▶ [TASK INSTRUCTIONS]: Output the data word for word, dropping every image.

──────── GIVEN MATERIAL

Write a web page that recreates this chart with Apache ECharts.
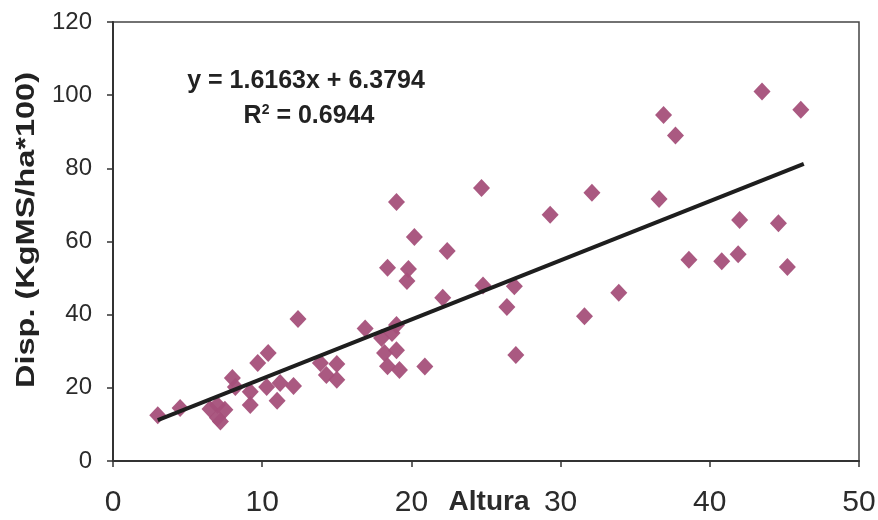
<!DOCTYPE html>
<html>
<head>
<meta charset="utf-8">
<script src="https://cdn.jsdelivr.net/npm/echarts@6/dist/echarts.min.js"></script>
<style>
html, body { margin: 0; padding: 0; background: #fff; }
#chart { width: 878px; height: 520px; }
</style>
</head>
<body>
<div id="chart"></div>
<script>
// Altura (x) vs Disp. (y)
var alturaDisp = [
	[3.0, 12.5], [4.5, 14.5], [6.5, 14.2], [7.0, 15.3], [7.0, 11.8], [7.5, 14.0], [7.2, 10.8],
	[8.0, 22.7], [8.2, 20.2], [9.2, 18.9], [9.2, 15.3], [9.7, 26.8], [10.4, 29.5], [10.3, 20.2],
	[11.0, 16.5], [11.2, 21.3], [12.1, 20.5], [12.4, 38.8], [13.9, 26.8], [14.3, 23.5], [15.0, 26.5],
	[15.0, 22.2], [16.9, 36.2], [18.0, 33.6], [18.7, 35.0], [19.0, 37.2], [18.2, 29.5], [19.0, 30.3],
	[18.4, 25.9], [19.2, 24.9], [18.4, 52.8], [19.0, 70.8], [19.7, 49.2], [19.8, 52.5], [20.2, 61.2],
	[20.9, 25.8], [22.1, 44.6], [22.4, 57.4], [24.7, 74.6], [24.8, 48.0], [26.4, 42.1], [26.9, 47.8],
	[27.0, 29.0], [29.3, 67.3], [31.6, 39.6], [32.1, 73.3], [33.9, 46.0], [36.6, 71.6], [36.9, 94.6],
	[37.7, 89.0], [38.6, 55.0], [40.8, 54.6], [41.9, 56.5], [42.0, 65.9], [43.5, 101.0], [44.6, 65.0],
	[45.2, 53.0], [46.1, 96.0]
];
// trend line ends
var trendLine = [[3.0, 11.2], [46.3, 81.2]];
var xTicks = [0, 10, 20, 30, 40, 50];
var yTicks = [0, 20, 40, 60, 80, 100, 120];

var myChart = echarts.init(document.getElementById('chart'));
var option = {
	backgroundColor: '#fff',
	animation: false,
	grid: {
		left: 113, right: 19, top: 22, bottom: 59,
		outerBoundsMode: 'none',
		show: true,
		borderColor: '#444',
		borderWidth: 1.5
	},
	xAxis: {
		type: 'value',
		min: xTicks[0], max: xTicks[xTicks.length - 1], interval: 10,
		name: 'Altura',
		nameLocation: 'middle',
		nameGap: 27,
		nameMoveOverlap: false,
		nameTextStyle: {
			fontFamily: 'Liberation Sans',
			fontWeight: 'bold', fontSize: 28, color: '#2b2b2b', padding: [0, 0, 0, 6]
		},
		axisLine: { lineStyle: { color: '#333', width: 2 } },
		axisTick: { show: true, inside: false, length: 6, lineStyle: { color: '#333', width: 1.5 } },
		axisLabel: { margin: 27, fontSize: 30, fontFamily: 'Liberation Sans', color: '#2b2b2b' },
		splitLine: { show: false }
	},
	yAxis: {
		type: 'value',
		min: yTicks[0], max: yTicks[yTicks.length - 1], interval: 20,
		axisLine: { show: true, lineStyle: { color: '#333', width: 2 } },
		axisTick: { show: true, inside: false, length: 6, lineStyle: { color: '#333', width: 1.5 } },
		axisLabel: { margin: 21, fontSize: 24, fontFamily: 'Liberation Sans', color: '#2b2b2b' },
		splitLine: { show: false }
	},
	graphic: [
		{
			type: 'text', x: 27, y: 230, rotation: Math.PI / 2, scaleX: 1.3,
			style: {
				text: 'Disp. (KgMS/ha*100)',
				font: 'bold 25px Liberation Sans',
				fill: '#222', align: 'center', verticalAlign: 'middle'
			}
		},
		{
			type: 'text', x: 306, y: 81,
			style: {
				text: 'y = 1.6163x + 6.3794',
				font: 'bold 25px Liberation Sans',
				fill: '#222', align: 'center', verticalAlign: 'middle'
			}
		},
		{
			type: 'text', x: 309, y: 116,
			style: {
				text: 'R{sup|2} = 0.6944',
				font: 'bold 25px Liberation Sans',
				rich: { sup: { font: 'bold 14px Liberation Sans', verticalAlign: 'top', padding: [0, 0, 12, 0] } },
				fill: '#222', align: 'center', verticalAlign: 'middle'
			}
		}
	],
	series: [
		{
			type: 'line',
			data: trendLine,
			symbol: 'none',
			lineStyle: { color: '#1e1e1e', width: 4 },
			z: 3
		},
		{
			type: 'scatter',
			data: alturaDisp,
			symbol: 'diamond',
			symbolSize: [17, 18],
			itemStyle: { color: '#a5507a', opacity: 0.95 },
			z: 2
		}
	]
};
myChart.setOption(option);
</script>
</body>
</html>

────────────────

▶ [SOLUTION TO THIS TASK]:
Write a web page that recreates this chart with Apache ECharts.
<!DOCTYPE html>
<html>
<head>
<meta charset="utf-8">
<script src="https://cdn.jsdelivr.net/npm/echarts@6/dist/echarts.min.js"></script>
<style>
html, body { margin: 0; padding: 0; background: #fff; }
#chart { width: 878px; height: 520px; }
</style>
</head>
<body>
<div id="chart"></div>
<script>
// Altura (x) vs Disp. (y)
var alturaDisp = [
	[3.0, 12.5], [4.5, 14.5], [6.5, 14.2], [7.0, 15.3], [7.0, 11.8], [7.5, 14.0], [7.2, 10.8],
	[8.0, 22.7], [8.2, 20.2], [9.2, 18.9], [9.2, 15.3], [9.7, 26.8], [10.4, 29.5], [10.3, 20.2],
	[11.0, 16.5], [11.2, 21.3], [12.1, 20.5], [12.4, 38.8], [13.9, 26.8], [14.3, 23.5], [15.0, 26.5],
	[15.0, 22.2], [16.9, 36.2], [18.0, 33.6], [18.7, 35.0], [19.0, 37.2], [18.2, 29.5], [19.0, 30.3],
	[18.4, 25.9], [19.2, 24.9], [18.4, 52.8], [19.0, 70.8], [19.7, 49.2], [19.8, 52.5], [20.2, 61.2],
	[20.9, 25.8], [22.1, 44.6], [22.4, 57.4], [24.7, 74.6], [24.8, 48.0], [26.4, 42.1], [26.9, 47.8],
	[27.0, 29.0], [29.3, 67.3], [31.6, 39.6], [32.1, 73.3], [33.9, 46.0], [36.6, 71.6], [36.9, 94.6],
	[37.7, 89.0], [38.6, 55.0], [40.8, 54.6], [41.9, 56.5], [42.0, 65.9], [43.5, 101.0], [44.6, 65.0],
	[45.2, 53.0], [46.1, 96.0]
];
// trend line ends
var trendLine = [[3.0, 11.2], [46.3, 81.2]];
var xTicks = [0, 10, 20, 30, 40, 50];
var yTicks = [0, 20, 40, 60, 80, 100, 120];

var myChart = echarts.init(document.getElementById('chart'));
var option = {
	backgroundColor: '#fff',
	animation: false,
	grid: {
		left: 113, right: 19, top: 22, bottom: 59,
		outerBoundsMode: 'none',
		show: true,
		borderColor: '#444',
		borderWidth: 1.5
	},
	xAxis: {
		type: 'value',
		min: xTicks[0], max: xTicks[xTicks.length - 1], interval: 10,
		name: 'Altura',
		nameLocation: 'middle',
		nameGap: 27,
		nameMoveOverlap: false,
		nameTextStyle: {
			fontFamily: 'Liberation Sans',
			fontWeight: 'bold', fontSize: 28, color: '#2b2b2b', padding: [0, 0, 0, 6]
		},
		axisLine: { lineStyle: { color: '#333', width: 2 } },
		axisTick: { show: true, inside: false, length: 6, lineStyle: { color: '#333', width: 1.5 } },
		axisLabel: { margin: 27, fontSize: 30, fontFamily: 'Liberation Sans', color: '#2b2b2b' },
		splitLine: { show: false }
	},
	yAxis: {
		type: 'value',
		min: yTicks[0], max: yTicks[yTicks.length - 1], interval: 20,
		axisLine: { show: true, lineStyle: { color: '#333', width: 2 } },
		axisTick: { show: true, inside: false, length: 6, lineStyle: { color: '#333', width: 1.5 } },
		axisLabel: { margin: 21, fontSize: 24, fontFamily: 'Liberation Sans', color: '#2b2b2b' },
		splitLine: { show: false }
	},
	graphic: [
		{
			type: 'text', x: 27, y: 230, rotation: Math.PI / 2, scaleX: 1.3,
			style: {
				text: 'Disp. (KgMS/ha*100)',
				font: 'bold 25px Liberation Sans',
				fill: '#222', align: 'center', verticalAlign: 'middle'
			}
		},
		{
			type: 'text', x: 306, y: 81,
			style: {
				text: 'y = 1.6163x + 6.3794',
				font: 'bold 25px Liberation Sans',
				fill: '#222', align: 'center', verticalAlign: 'middle'
			}
		},
		{
			type: 'text', x: 309, y: 116,
			style: {
				text: 'R{sup|2} = 0.6944',
				font: 'bold 25px Liberation Sans',
				rich: { sup: { font: 'bold 14px Liberation Sans', verticalAlign: 'top', padding: [0, 0, 12, 0] } },
				fill: '#222', align: 'center', verticalAlign: 'middle'
			}
		}
	],
	series: [
		{
			type: 'line',
			data: trendLine,
			symbol: 'none',
			lineStyle: { color: '#1e1e1e', width: 4 },
			z: 3
		},
		{
			type: 'scatter',
			data: alturaDisp,
			symbol: 'diamond',
			symbolSize: [17, 18],
			itemStyle: { color: '#a5507a', opacity: 0.95 },
			z: 2
		}
	]
};
myChart.setOption(option);
</script>
</body>
</html>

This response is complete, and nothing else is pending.